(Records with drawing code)
⁂
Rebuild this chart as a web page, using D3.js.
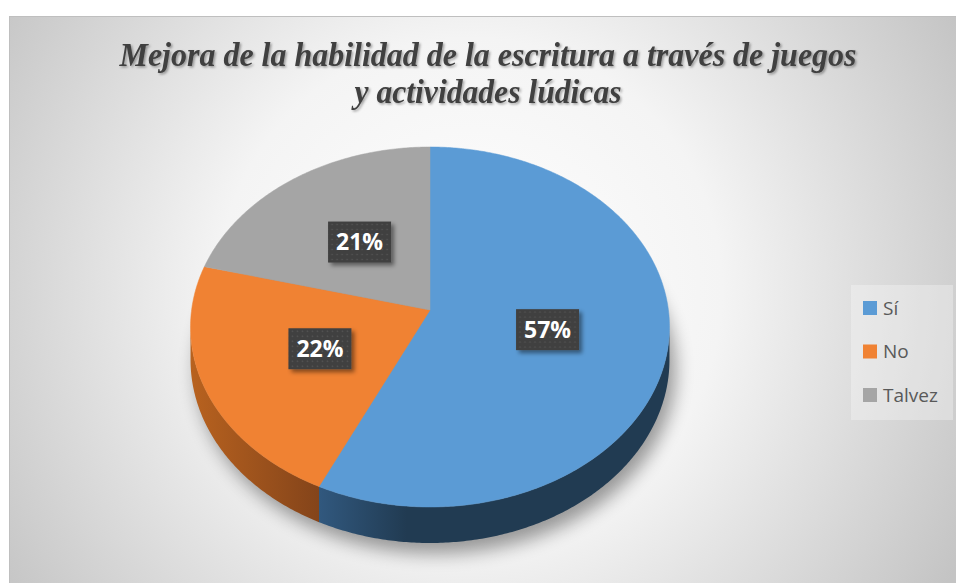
<!DOCTYPE html>
<html>
<head>
<meta charset="utf-8">
<script src="https://cdn.jsdelivr.net/npm/d3@7"></script>
<style>
  html, body { margin: 0; padding: 0; background: #fff; }
  svg { display: block; }
</style>
</head>
<body>
<div id="chart"></div>
<script>
'use strict';

var categories = ['Sí', 'No', 'Talvez'];
var values = [57, 22, 21];
var labels = ['57%', '22%', '21%'];
var titleLines = ['Mejora de la habilidad de la escritura a través de juegos', 'y actividades lúdicas'];
var topColors = ['#5b9bd5', '#f08233', '#a5a5a5'];
var sideColors = [['#31587e', '#213b52'], ['#b8621f', '#84441a'], ['#7c7c7c', '#5c5c5c']];

var width = 956,
    height = 583,
    cx = 430, cy = 310,      // projected centre of the top face
    A = 238.4, B = 178.4,    // half axes before perspective
    p = 0.0944,              // perspective strength
    depth = 32.6;

var svg = d3.select('#chart').append('svg').attr('width', width).attr('height', height);
var defs = svg.append('defs');

// background gradient
var bg = defs.append('radialGradient').attr('id', 'bg')
  .attr('gradientUnits', 'userSpaceOnUse').attr('cx', 470).attr('cy', 290).attr('r', 560);
bg.append('stop').attr('offset', '0%').attr('stop-color', '#ffffff');
bg.append('stop').attr('offset', '45%').attr('stop-color', '#f4f4f4');
bg.append('stop').attr('offset', '100%').attr('stop-color', '#c4c4c4');

var blur = defs.append('filter').attr('id', 'blur').attr('x', '-30%').attr('y', '-30%').attr('width', '160%').attr('height', '160%');
blur.append('feGaussianBlur').attr('stdDeviation', 9);

var tshadow = defs.append('filter').attr('id', 'tshadow');
tshadow.append('feDropShadow').attr('dx', 1.5).attr('dy', 1.5).attr('stdDeviation', 0.8)
  .attr('flood-color', '#000').attr('flood-opacity', 0.35);

var bshadow = defs.append('filter').attr('id', 'bshadow').attr('x', '-20%').attr('y', '-20%').attr('width', '150%').attr('height', '150%');
bshadow.append('feDropShadow').attr('dx', 3).attr('dy', 3).attr('stdDeviation', 2)
  .attr('flood-color', '#000').attr('flood-opacity', 0.45);

var dots = defs.append('pattern').attr('id', 'dots').attr('patternUnits', 'userSpaceOnUse')
  .attr('width', 5).attr('height', 5);
dots.append('rect').attr('width', 5).attr('height', 5).attr('fill', '#404040');
dots.append('circle').attr('cx', 2.5).attr('cy', 2.5).attr('r', 0.8).attr('fill', '#575757');

svg.append('rect').attr('x', 9.5).attr('y', 16.5).attr('width', width).attr('height', height)
  .attr('fill', 'url(#bg)').attr('stroke', '#bfbfbf');

// title
svg.append('g').attr('filter', 'url(#tshadow)')
  .selectAll('text').data(titleLines).enter().append('text')
  .attr('x', 488)
  .attr('y', function (d, i) { return 66 + i * 37; })
  .attr('text-anchor', 'middle')
  .attr('textLength', function (d, i) { return i === 0 ? 737 : 267; })
  .attr('lengthAdjust', 'spacingAndGlyphs')
  .style('font-family', '"Liberation Serif", "Times New Roman", serif')
  .style('font-style', 'italic').style('font-weight', 'bold')
  .style('font-size', '34px').attr('fill', '#404040')
  .text(function (d) { return d; });

// perspective projection of a unit circle point (u right, v towards viewer)
function proj(u, v, drop) {
  var s = 1 / (1 - p * v);
  return [cx + A * u * s, cy + B * v * s + (drop || 0) * s];
}
function onRim(a, drop) {
  return proj(Math.sin(a), -Math.cos(a), drop);
}
function rimPoints(a0, a1, drop) {
  var n = Math.max(2, Math.ceil((a1 - a0) / 0.01)), pts = [], i;
  for (i = 0; i <= n; i++) pts.push(onRim(a0 + (a1 - a0) * i / n, drop));
  return pts;
}

// silhouette angles (extreme x of the rim)
var aRight = 0, aLeft = Math.PI, xr = -Infinity, xl = Infinity;
d3.range(0, Math.PI, 0.001).forEach(function (a) {
  var x = onRim(a)[0];
  if (x > xr) { xr = x; aRight = a; }
});
d3.range(Math.PI, 2 * Math.PI, 0.001).forEach(function (a) {
  var x = onRim(a)[0];
  if (x < xl) { xl = x; aLeft = a; }
});

var pie = d3.pie().sort(null).value(function (d) { return d; });
var arcs = pie(values);
var arcGen = d3.arc().innerRadius(0).outerRadius(1);
var line = d3.line();

// shadow under the pie
var g = svg.append('g');
g.append('path')
  .attr('d', line(rimPoints(0, 2 * Math.PI, depth + 6).map(function (pt) { return [pt[0] + 6, pt[1] + 4]; })) + 'Z')
  .attr('fill', '#000').attr('opacity', 0.38).attr('filter', 'url(#blur)');

// side walls
arcs.forEach(function (d, i) {
  var lo = Math.max(d.startAngle, aRight), hi = Math.min(d.endAngle, aLeft);
  if (hi <= lo) return;
  var top = rimPoints(lo, hi, 0),
      bottom = rimPoints(lo, hi, depth).reverse();
  var xs = top.map(function (pt) { return pt[0]; });
  var grad = defs.append('linearGradient').attr('id', 'side' + i)
    .attr('gradientUnits', 'userSpaceOnUse')
    .attr('x1', d3.min(xs)).attr('x2', d3.max(xs)).attr('y1', 0).attr('y2', 0);
  grad.append('stop').attr('offset', '0%').attr('stop-color', sideColors[i][0]);
  grad.append('stop').attr('offset', i === 0 ? '25%' : '100%').attr('stop-color', sideColors[i][1]);
  g.append('path').attr('d', line(top.concat(bottom)) + 'Z').attr('fill', 'url(#side' + i + ')');
});

// top faces
g.selectAll('path.slice').data(arcs).enter().append('path')
  .attr('class', 'slice')
  .attr('d', function (d) { return line([proj(0, 0)].concat(rimPoints(d.startAngle, d.endAngle, 0))) + 'Z'; })
  .attr('fill', function (d, i) { return topColors[i]; })
  .attr('stroke', function (d, i) { return topColors[i]; }).attr('stroke-width', 0.5);

// data labels
var lab = svg.append('g').selectAll('g').data(arcs).enter().append('g')
  .attr('transform', function (d) {
    var c = arcGen.centroid(d), pt = proj(c[0], c[1]);
    return 'translate(' + pt[0] + ',' + pt[1] + ')';
  });
lab.append('rect').attr('x', -31.5).attr('y', -20.5).attr('width', 63).attr('height', 41)
  .attr('fill', 'url(#dots)').attr('filter', 'url(#bshadow)');
lab.append('text').attr('text-anchor', 'middle').attr('dy', '0.36em')
  .style('font-family', '"Open Sans", sans-serif').style('font-weight', 'bold')
  .style('font-size', '23px').attr('fill', '#fff')
  .text(function (d, i) { return labels[i]; });

// legend
var legend = svg.append('g');
legend.append('rect').attr('x', 851).attr('y', 285).attr('width', 102).attr('height', 135)
  .attr('fill', '#fff').attr('opacity', 0.3);
var items = legend.selectAll('g').data(categories).enter().append('g')
  .attr('transform', function (d, i) { return 'translate(863,' + (301 + i * 43.5) + ')'; });
items.append('rect').attr('width', 14).attr('height', 14)
  .attr('fill', function (d, i) { return topColors[i]; });
items.append('text').attr('x', 20).attr('y', 7).attr('dy', '0.36em')
  .style('font-family', '"Open Sans", sans-serif').style('font-size', '19px')
  .attr('fill', '#595959')
  .text(function (d) { return d; });
</script>
</body>
</html>
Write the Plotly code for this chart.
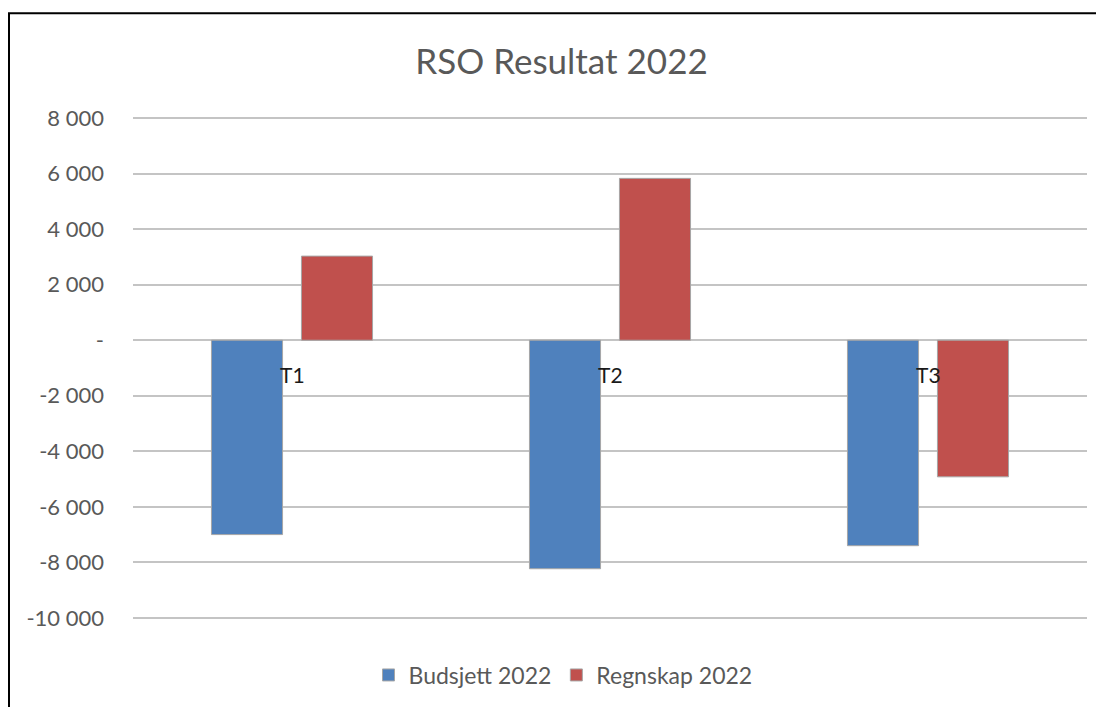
import plotly.graph_objects as go

categories = ["T1", "T2", "T3"]
budsjett = [-7000, -8230, -7400]
regnskap = [3030, 5830, -4920]

tick_vals = [8000, 6000, 4000, 2000, 0, -2000, -4000, -6000, -8000, -10000]
tick_text = ["8 000", "6 000", "4 000", "2 000", "-", "-2 000", "-4 000", "-6 000", "-8 000", "-10 000"]

FONT = "Lato, 'Open Sans', sans-serif"
GREY = "#595959"

# page has an 8px body margin, so the figure is a bit smaller than the window
W, H = 1096, 699
L, R, T, B = 125, 17, 109, 87
plot_h = H - T - B

fig = go.Figure()
fig.add_trace(go.Bar(
    x=categories, y=budsjett, name="Budsjett 2022",
    marker=dict(color="#4F81BD", line=dict(color="#A6A6A6", width=1)),
))
fig.add_trace(go.Bar(
    x=categories, y=regnskap, name="Regnskap 2022",
    marker=dict(color="#C0504D", line=dict(color="#A6A6A6", width=1)),
))

# category labels sit just under the zero line, like Excel does
for cat in categories:
    fig.add_annotation(
        x=cat, y=0, text=cat, showarrow=False,
        yanchor="middle", yshift=-34,
        font=dict(family=FONT, size=21, color="#1a1a1a"),
    )

# chart border (only top + left visible in the reference)
fig.add_shape(
    type="rect", xref="paper", yref="paper",
    x0=(1 - L) / 954, x1=1.05, y0=-0.25, y1=(plot_h + T - 5) / plot_h,
    line=dict(color="black", width=2), layer="above",
)

fig.update_layout(
    width=W, height=H,
    margin=dict(l=L, r=R, t=T, b=B),
    paper_bgcolor="white", plot_bgcolor="white",
    title=dict(
        text="RSO Resultat 2022", x=553.5 / W, xanchor="center",
        y=1 - 54 / H, yanchor="middle",
        font=dict(family=FONT, size=35, color=GREY),
    ),
    barmode="group", bargap=0.434, bargroupgap=0.21,
    showlegend=True,
    legend=dict(
        orientation="h", x=(555 - L) / 954, xanchor="center",
        y=-(667 - (H - B)) / plot_h, yanchor="middle",
        font=dict(family=FONT, size=23, color=GREY),
        itemwidth=30,
    ),
    font=dict(family=FONT, color=GREY),
)
fig.update_xaxes(showticklabels=False, showgrid=False, showline=False, zeroline=False)
fig.update_yaxes(
    range=[-10040, 8040],
    tickvals=tick_vals, ticktext=tick_text,
    showgrid=True, gridcolor="#C4C4C4", gridwidth=2,
    zeroline=True, zerolinecolor="#C4C4C4", zerolinewidth=2,
    showline=False,
    ticklabelstandoff=28,
    tickfont=dict(family=FONT, size=22, color=GREY),
)

fig.write_html("out.html")
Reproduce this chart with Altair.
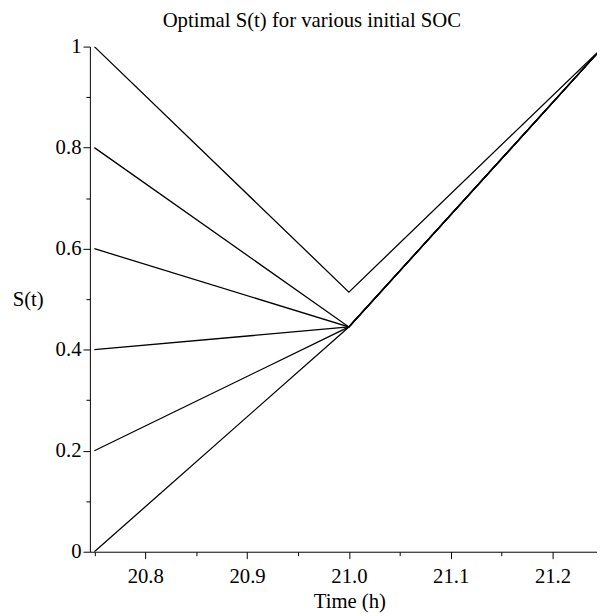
import altair as alt
import pandas as pd

# Initial state of charge for each run
initial_soc = [0.0, 0.2, 0.4, 0.6, 0.8, 1.0]
# S(t) at t = 21.0 h for each run
soc_at_21 = [0.445, 0.445, 0.445, 0.445, 0.445, 0.514]
# S(t) at the end (t = 21.25 h)
soc_end = [1.0, 1.0, 1.0, 1.0, 1.0, 1.0]
times = [20.75, 21.0, 21.25]

x_major = [20.8, 20.9, 21.0, 21.1, 21.2]
x_minor = [20.75, 20.85, 20.95, 21.05, 21.15]
y_major = [0.0, 0.2, 0.4, 0.6, 0.8, 1.0]
y_minor = [0.1, 0.3, 0.5, 0.7, 0.9]

rows = []
for i, s0 in enumerate(initial_soc):
    vals = [s0, soc_at_21[i], soc_end[i]]
    for t, v in zip(times, vals):
        rows.append({"run": f"S0={s0}", "t": t, "S": v})
df = pd.DataFrame(rows)

FONT = "Liberation Serif"
FS = 21
xscale = alt.Scale(domain=[20.7456, 21.2437], nice=False, zero=False)
yscale = alt.Scale(domain=[0, 1], nice=False)

lines = alt.Chart(df).mark_line(color="black", strokeWidth=1.3, clip=True).encode(
    x=alt.X("t:Q", scale=xscale,
            axis=alt.Axis(values=x_major, format=".1f", tickSize=7, orient="bottom",
                          labelFontSize=FS, labelFont=FONT, labelColor="black",
                          labelPadding=7, grid=False, domainColor="black",
                          tickColor="black", title="Time (h)", titleFont=FONT,
                          titleFontSize=FS, titleFontWeight="normal", titleColor="black",
                          titleX=263, titleY=57, titleBaseline="alphabetic",
                          titleAlign="center", labelFlush=False)),
    y=alt.Y("S:Q", scale=yscale,
            axis=alt.Axis(values=y_major, format="~g", tickSize=7, orient="left",
                          labelFontSize=FS, labelFont=FONT, labelColor="black",
                          labelPadding=2, grid=False, domainColor="black",
                          tickColor="black", title="S(t)", titleFont=FONT,
                          titleFontSize=FS, titleFontWeight="normal", titleColor="black",
                          titleAngle=0, titleX=-63, titleY=256, titleAlign="center",
                          titleBaseline="middle", labelFlush=False)),
    detail="run:N",
)

minor = alt.Chart(df).mark_line(strokeOpacity=0, clip=True).encode(
    x=alt.X("t:Q", scale=xscale,
            axis=alt.Axis(values=x_minor, tickSize=4, labels=False, domain=False,
                          grid=False, tickColor="black", title=None, orient="bottom")),
    y=alt.Y("S:Q", scale=yscale,
            axis=alt.Axis(values=y_minor, tickSize=4, labels=False, domain=False,
                          grid=False, tickColor="black", title=None, orient="left")),
    detail="run:N",
)

chart = alt.layer(lines, minor).resolve_axis(x="independent", y="independent").properties(
    width=514,
    height=512,
    autosize=alt.AutoSizeParams(type="none"),
    padding={"left": 83, "top": 35, "right": 0, "bottom": 60},
    title=alt.TitleParams("Optimal S(t) for various initial SOC", font=FONT, fontSize=FS,
                          fontWeight="normal", color="black", anchor="middle",
                          orient="top", offset=5, dx=-32),
).configure_view(stroke=None).configure_axis(labelFont=FONT, titleFont=FONT
).configure_title(font=FONT)

chart.save("out.html", embed_options={"renderer": "svg", "actions": False})
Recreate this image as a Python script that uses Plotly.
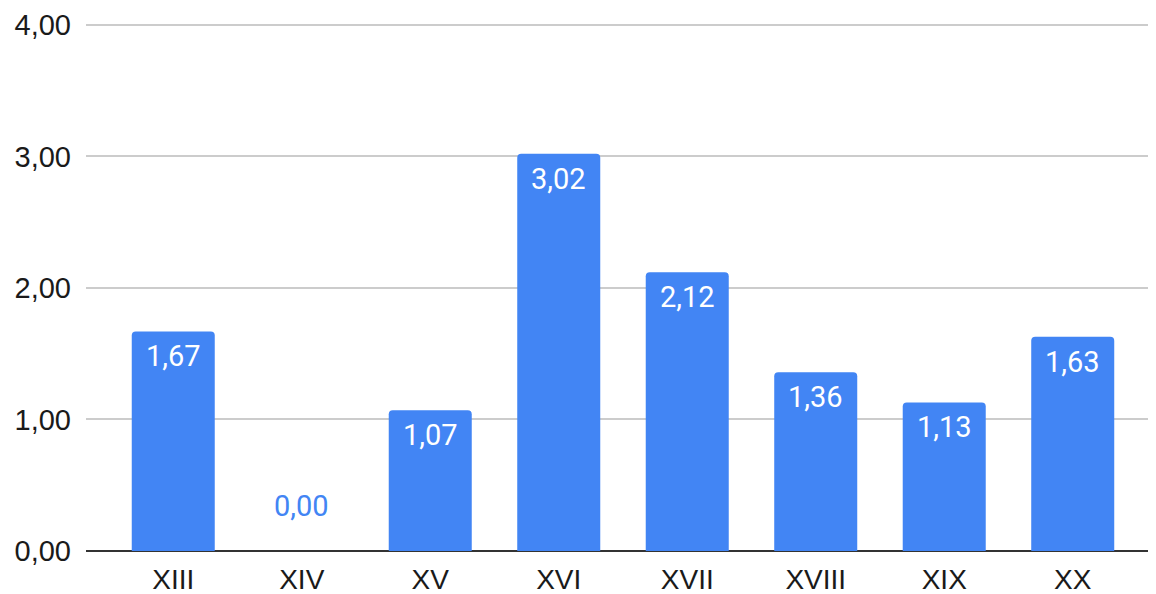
import plotly.graph_objects as go

categories = ["XIII", "XIV", "XV", "XVI", "XVII", "XVIII", "XIX", "XX"]
values = [1.67, 0.00, 1.07, 3.02, 2.12, 1.36, 1.13, 1.63]
y_ticks = [0, 1, 2, 3, 4]
y_tick_labels = ["0,00", "1,00", "2,00", "3,00", "4,00"]

BLUE = "#4285F4"

def fmt(v):
    return f"{v:.2f}".replace(".", ",")

fig = go.Figure()
fig.add_trace(go.Bar(
    x=list(range(len(categories))),
    y=values,
    marker=dict(color=BLUE, line=dict(width=0), cornerradius=4),
    width=0.646,
    hoverinfo="skip",
))

annotations = []
for i, v in enumerate(values):
    if v > 0:
        annotations.append(dict(
            x=i, y=v, xref="x", yref="y", text=fmt(v), showarrow=False,
            yanchor="top", yshift=-6,
            font=dict(family="Roboto", size=29, color="white"),
        ))
    else:
        annotations.append(dict(
            x=i, y=v, xref="x", yref="y", text=fmt(v), showarrow=False,
            yanchor="bottom", yshift=26,
            font=dict(family="Roboto", size=29, color=BLUE),
        ))

fig.update_layout(
    width=1148, height=586,
    margin=dict(l=78, r=0, t=15, b=43, autoexpand=False),
    plot_bgcolor="white", paper_bgcolor="white",
    showlegend=False,
    annotations=annotations,
    font=dict(family="Liberation Sans, Arial, sans-serif", size=28, color="#1a1a1a"),
    xaxis=dict(
        range=[-0.679, 7.648],
        tickmode="array",
        tickvals=list(range(len(categories))),
        ticktext=categories,
        showgrid=False, zeroline=False,
        showline=False, ticks="",
        ticklabelstandoff=9,
        automargin=False,
        fixedrange=True,
    ),
    yaxis=dict(
        range=[0, 4.015],
        tickmode="array",
        tickvals=y_ticks,
        ticktext=y_tick_labels,
        tickfont=dict(size=29),
        showgrid=True, gridcolor="#cccccc", gridwidth=2,
        zeroline=True, zerolinecolor="#333333", zerolinewidth=2,
        showline=False, ticks="",
        ticklabelstandoff=14,
        automargin=False,
        fixedrange=True,
    ),
)

fig.write_html("out.html")
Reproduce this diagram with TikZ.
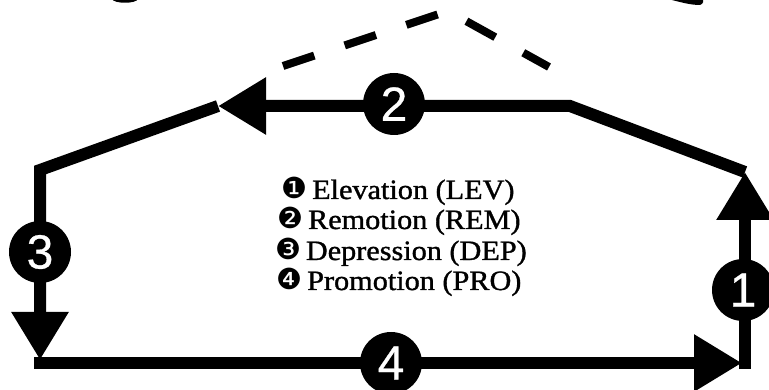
\documentclass[tikz,border=0pt]{standalone}
\usepackage{fontspec}
\setmainfont{Liberation Serif}
\newfontfamily\listfont[FakeStretch=1.08,FakeBold=1.2]{Liberation Serif}
\newfontfamily\numfont[FakeBold=0.6]{Liberation Sans}
\newfontfamily\dingfont{DejaVu Sans}
\usetikzlibrary{arrows.meta}
\newcommand{\bul}[1]{{\dingfont\fontsize{29}{29}\selectfont #1}\,}
\begin{document}
\begin{tikzpicture}[x=1pt,y=-1pt,
  edge/.style={line width=12pt, -{Triangle[length=48pt,width=54pt]}},
  dashline/.style={line width=8pt, dash pattern=on 33pt off 32pt},
  numdot/.style={circle, fill=black, text=white, minimum size=62pt, inner sep=0pt,
    font=\numfont\fontsize{48}{48}\selectfont},
  item/.style={anchor=base, font=\listfont\fontsize{28}{30}\selectfont}]
\useasboundingbox (0,0) rectangle (769,390);
\clip (0,0) rectangle (769,390);

% cut-off shapes at the top edge
\fill (112,-1) .. controls (114,4) and (136,4) .. (138,-1) -- cycle;
\fill (668,-1) .. controls (680,2) and (690,5) .. (700,5)
      .. controls (703,4) and (704,1) .. (703,-1) -- cycle;

% corners
\coordinate (BRs) at (745,369);
\coordinate (TRc) at (745,172);
\coordinate (TRk) at (570,106);
\coordinate (TL)  at (218,106);
\coordinate (LK)  at (40,170);
\coordinate (BLe) at (40,360);
\coordinate (BLs) at (34,363);
\coordinate (BRe) at (742,363);

% dashed roof
\coordinate (d1) at (283,66);
\coordinate (d2) at (448,11);
\coordinate (d3) at (549,67);
\draw[dashline] (d1) -- (d2) -- (d3);

% cycle
\draw[edge] (BRs) -- (TRc);
\draw[edge] (TRc) -- (TRk) -- (TL);
\draw[edge] (TL) -- (LK) -- (BLe);
\draw[edge] (BLs) -- (BRe);

% numbered circles
\node[numdot] (n1) at (743,290) {1};
\node[numdot] (n2) at (394,104) {2};
\node[numdot] (n3) at (40,252)  {3};
\node[numdot] (n4) at (391,363) {4};

% legend
\node[item] (l1) at (398,199) {\bul{❶}Elevation (LEV)};
\node[item] (l2) at (399,229) {\bul{❷}Remotion (REM)};
\node[item] (l3) at (401,260) {\bul{❸}Depression (DEP)};
\node[item] (l4) at (399,290) {\bul{❹}Promotion (PRO)};
\end{tikzpicture}
\end{document}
⁂
What you are asked to do -
Collect the complete line wherever the string "script" appears in the records.

Answer below -
<script src="https://cdn.jsdelivr.net/npm/d3@7"></script>
<script>
</script>
Recreate this image as a Python script that uses Plotly.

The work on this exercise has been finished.